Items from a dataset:
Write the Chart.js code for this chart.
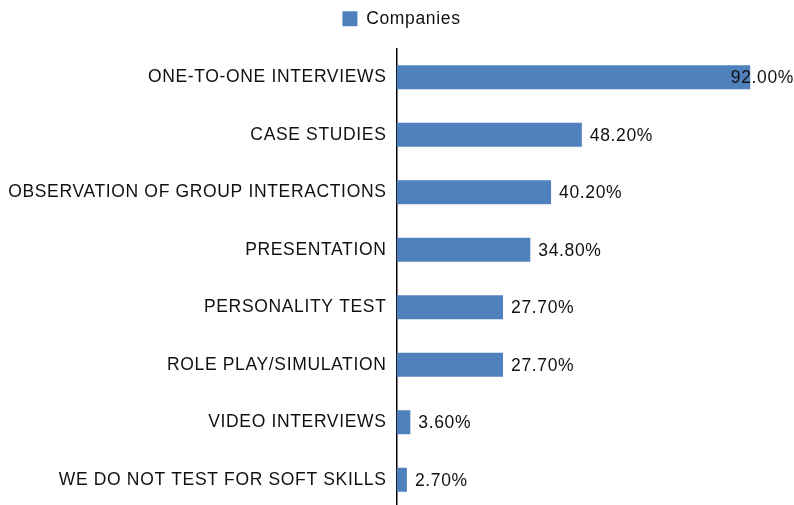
<!DOCTYPE html>
<html><head><meta charset="utf-8">
<script src="https://cdn.jsdelivr.net/npm/chart.js@4/dist/chart.umd.min.js"></script>
<style>html,body{margin:0;padding:0;overflow:hidden;background:#fff}#wrap{width:794px;height:529px;position:relative}</style>
</head><body><div id="wrap"><canvas id="c"></canvas></div>
<script>
const categories = ["ONE-TO-ONE INTERVIEWS","CASE STUDIES","OBSERVATION OF GROUP INTERACTIONS","PRESENTATION","PERSONALITY TEST","ROLE PLAY/SIMULATION","VIDEO INTERVIEWS","WE DO NOT TEST FOR SOFT SKILLS"];
const companies = [92.0, 48.2, 40.2, 34.8, 27.7, 27.7, 3.6, 2.7];
const seriesName = "Companies";
const FONT = "'Liberation Sans', Arial, sans-serif";
const FS = 17.5;
const LS = '0.65px';

const spacing = {
  id: 'spacing',
  beforeInit(chart) {
    const orig = chart.legend.fit;
    chart.legend.fit = function() { orig.call(this); this.height += 11; };
  },
  beforeUpdate(chart) { chart.ctx.letterSpacing = LS; },
  beforeLayout(chart) { chart.ctx.letterSpacing = LS; },
  afterLayout(chart) { chart.legend.left += 11; chart.legend.right += 11; },
  beforeDraw(chart) { chart.ctx.letterSpacing = LS; }
};

const valueLabels = {
  id: 'valueLabels',
  afterDatasetsDraw(chart) {
    const ctx = chart.ctx;
    const meta = chart.getDatasetMeta(0);
    ctx.save();
    ctx.letterSpacing = LS;
    ctx.font = FS + "px " + FONT;
    ctx.fillStyle = "#111";
    ctx.textBaseline = "middle";
    meta.data.forEach((bar, i) => {
      const txt = companies[i].toFixed(2) + "%";
      const w = ctx.measureText(txt).width;
      let x = bar.x + 8;
      if (x + w > chart.width) x = chart.width - w;
      ctx.fillText(txt, x, bar.y + 1);
    });
    ctx.restore();
  }
};

new Chart(document.getElementById('c'), {
  type: 'bar',
  data: { labels: categories, datasets: [{ label: seriesName, data: companies, backgroundColor: '#4f81bd', categoryPercentage: 0.83, barPercentage: 0.5 }] },
  options: {
    indexAxis: 'y', responsive: true, maintainAspectRatio: false, animation: false,
    layout: { padding: { right: 13, top: 0, bottom: 0, left: 0 } },
    plugins: {
      legend: { position: 'top', labels: { boxWidth: 15, boxHeight: 15, color: '#111', font: { family: FONT, size: FS }, padding: 10 } },
      tooltip: { enabled: false }
    },
    scales: {
      x: { min: 0, max: 100, display: false },
      y: { grid: { display: false, drawTicks: false }, border: { display: true, color: '#000', width: 1.5 },
           ticks: { color: '#111', font: { family: FONT, size: FS }, padding: 10 },
           afterFit(s) { s.width += 6; } }
    }
  },
  plugins: [spacing, valueLabels]
});
</script></body></html>
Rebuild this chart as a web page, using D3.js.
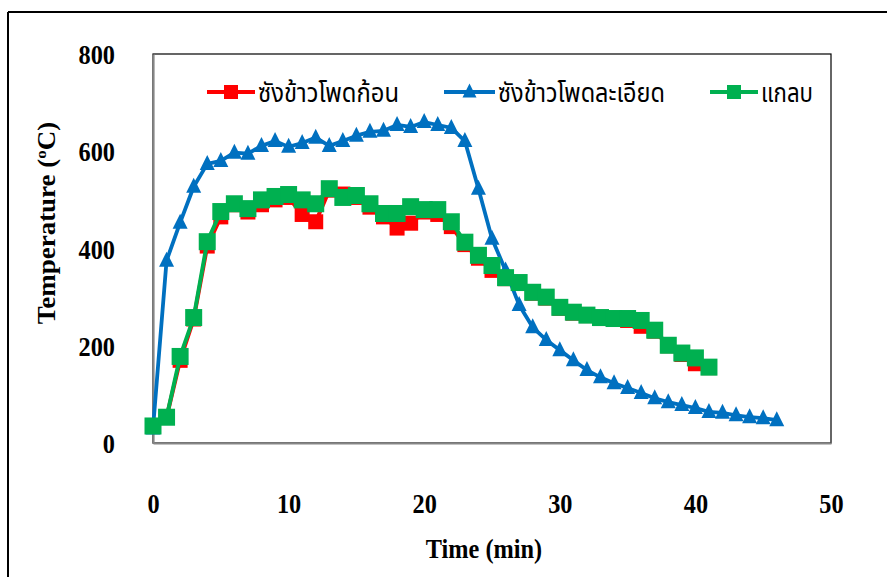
<!DOCTYPE html>
<html>
<head>
<meta charset="utf-8">
<script src="https://cdn.jsdelivr.net/npm/d3@7"></script>
<style>
  html, body { margin: 0; padding: 0; background: #fff; }
  svg { display: block; }
  .tick text { font-family: "Liberation Serif", "Times New Roman", serif; font-weight: bold; font-size: 27px; fill: #000; }
</style>
</head>
<body>
<svg id="chart" width="887" height="577"></svg>
<script>
// Time axis (minutes) for each series
const timeCorncobLump = d3.range(0, 42);   // 0..41
const timeCorncobFine = d3.range(0, 47);   // 0..46
const timeRiceHusk    = d3.range(0, 42);   // 0..41

// Temperature readings (°C)
const corncobLump = [35, 53, 170, 255, 405, 465, 490, 475, 490, 500,
                     505, 470, 455, 520, 512, 505, 485, 465, 442, 452,
                     475, 470, 445, 408, 380, 355, 338, 328, 308, 298,
                     277, 267, 262, 256, 254, 252, 240, 230, 200, 182,
                     163, 155];
const corncobFine = [30, 375, 453, 527, 574, 580, 597, 595, 611, 621,
                     609, 617, 628, 611, 621, 632, 640, 642, 654, 650,
                     660, 654, 648, 621, 523, 420, 355, 284, 238, 212,
                     191, 170, 150, 135, 123, 113, 103, 92, 84, 78,
                     72, 64, 62, 57, 53, 51, 47];
const riceHusk = [35, 53, 178, 258, 414, 476, 492, 482, 500, 507,
                  511, 500, 492, 523, 505, 509, 492, 472, 472, 486,
                  480, 480, 455, 413, 386, 365, 340, 330, 310, 300,
                  279, 269, 263, 258, 256, 256, 252, 232, 201, 185,
                  175, 156];

// Axis ticks
const xTicks = [0, 10, 20, 30, 40, 50];
const yTicks = [0, 200, 400, 600, 800];

const seriesNames = ["ซังข้าวโพดก้อน", "ซังข้าวโพดละเอียด", "แกลบ"];
const seriesColors = ["#ff0000", "#0070c0", "#00b050"];

const svg = d3.select("#chart");
const plotL = 153, plotR = 831, plotT = 54, plotB = 443;
const squeeze = 0.9;   // horizontally condensed lettering

const x = d3.scaleLinear().domain([0, 50]).range([plotL, plotR]);
const y = d3.scaleLinear().domain([0, 800]).range([plotB, plotT]);

// Outer chart frame (left and top edges visible)
svg.append("line").attr("x1", 8).attr("x2", 8).attr("y1", 12).attr("y2", 577)
  .attr("stroke", "#000").attr("stroke-width", 2);
svg.append("line").attr("x1", 8).attr("x2", 887).attr("y1", 12).attr("y2", 12)
  .attr("stroke", "#000").attr("stroke-width", 2);

// Plot area border
svg.append("rect").attr("x", plotL).attr("y", plotT)
  .attr("width", plotR - plotL).attr("height", plotB - plotT)
  .attr("fill", "none").attr("stroke", "#000").attr("stroke-width", 1.2);

// Condense a text element horizontally about its own anchor x
function condense(sel) {
  sel.each(function () {
    const t = d3.select(this);
    const ax = +t.attr("x") || 0;
    t.attr("transform", `translate(${ax},0) scale(${squeeze},1) translate(${-ax},0)`);
  });
}

// Axes
const yAxis = svg.append("g").attr("transform", `translate(${plotL},0)`)
  .call(d3.axisLeft(y).tickValues(yTicks).tickSize(0).tickPadding(38).tickFormat(d3.format("d")));
yAxis.select(".domain").attr("stroke", "#868686").attr("stroke-width", 2.2);
yAxis.selectAll(".tick text").attr("dy", "0.36em").call(condense);

const xAxis = svg.append("g").attr("transform", `translate(0,${plotB})`)
  .call(d3.axisBottom(x).tickValues(xTicks).tickSize(0).tickPadding(51).tickFormat(d3.format("d")));
xAxis.select(".domain").attr("stroke", "#868686").attr("stroke-width", 2.2);
xAxis.selectAll(".tick text").call(condense);

// Axis titles
svg.append("text")
  .attr("x", 484).attr("y", 558)
  .attr("text-anchor", "middle")
  .attr("font-family", "Liberation Serif, Times New Roman, serif")
  .attr("font-weight", "bold").attr("font-size", 27)
  .text("Time (min)")
  .call(condense);

const yTitle = svg.append("text")
  .attr("transform", `translate(55,223) scale(${squeeze},1) rotate(-90)`)
  .attr("text-anchor", "middle")
  .attr("font-family", "Liberation Serif, Times New Roman, serif")
  .attr("font-weight", "bold").attr("font-size", 27);
yTitle.append("tspan").text("Temperature (");
yTitle.append("tspan").attr("font-size", 17).attr("dy", -10).text("o");
yTitle.append("tspan").attr("dy", 10).text("C)");

// Series
const series = [
  { t: timeCorncobLump, v: corncobLump, color: seriesColors[0], marker: "square", size: 15, width: 4 },
  { t: timeCorncobFine, v: corncobFine, color: seriesColors[1], marker: "triangle", size: 15, width: 3.8 },
  { t: timeRiceHusk, v: riceHusk, color: seriesColors[2], marker: "square", size: 17, width: 4 }
];

const line = d3.line().x(d => x(d[0])).y(d => y(d[1]));

function drawMarker(g, cx, cy, s) {
  if (s.marker === "square") {
    g.append("rect").attr("x", cx - s.size / 2).attr("y", cy - s.size / 2)
      .attr("width", s.size).attr("height", s.size).attr("fill", s.color);
  } else {
    const w = s.size, h = s.size;
    g.append("path")
      .attr("d", `M${cx},${cy - h * 0.6}L${cx + w / 2},${cy + h * 0.4}L${cx - w / 2},${cy + h * 0.4}Z`)
      .attr("fill", s.color);
  }
}

series.forEach(s => {
  const pts = s.t.map((t, i) => [t, s.v[i]]);
  const g = svg.append("g");
  g.append("path").attr("d", line(pts)).attr("fill", "none")
    .attr("stroke", s.color).attr("stroke-width", s.width).attr("stroke-linejoin", "round");
  pts.forEach(p => drawMarker(g, x(p[0]), y(p[1]), s));
});

// Legend
const legendItems = [
  { x0: 207, x1: 255, tx: 258, tw: 141 },
  { x0: 444, x1: 495, tx: 498, tw: 167 },
  { x0: 710, x1: 758, tx: 761, tw: 52 }
];
legendItems.forEach((it, i) => {
  const s = series[i];
  const ly = 92;
  const g = svg.append("g");
  g.append("line").attr("x1", it.x0).attr("x2", it.x1).attr("y1", ly).attr("y2", ly)
    .attr("stroke", s.color).attr("stroke-width", s.width);
  drawMarker(g, (it.x0 + it.x1) / 2, ly, { ...s, size: s.marker === "square" ? 14 : 14 });
  g.append("text").attr("x", it.tx).attr("y", 102)
    .attr("font-family", "Noto Sans Thai, Noto Sans, DejaVu Sans, sans-serif")
    .attr("font-size", 26).attr("fill", "#000")
    .attr("textLength", it.tw).attr("lengthAdjust", "spacingAndGlyphs")
    .text(seriesNames[i]);
});
</script>
</body>
</html>
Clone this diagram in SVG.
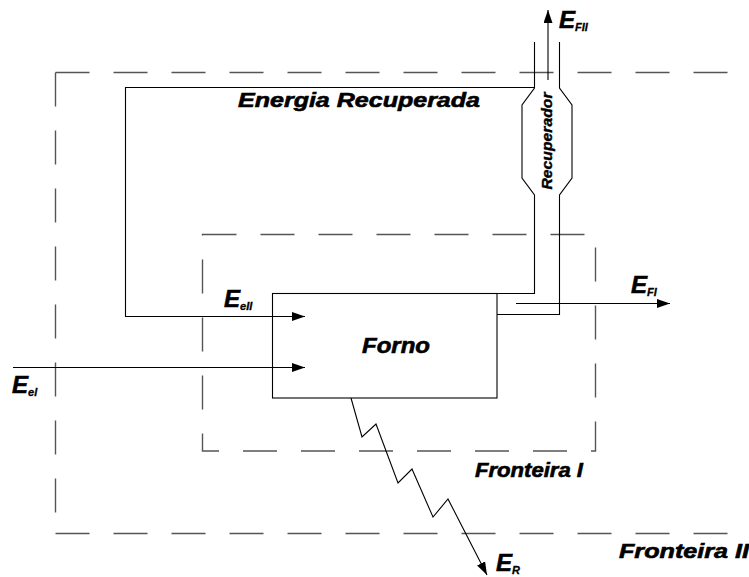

Exercise aim
Using the listing above, say how many of its lines contain the string "this", giving nothing but the figure.

Answer in full
5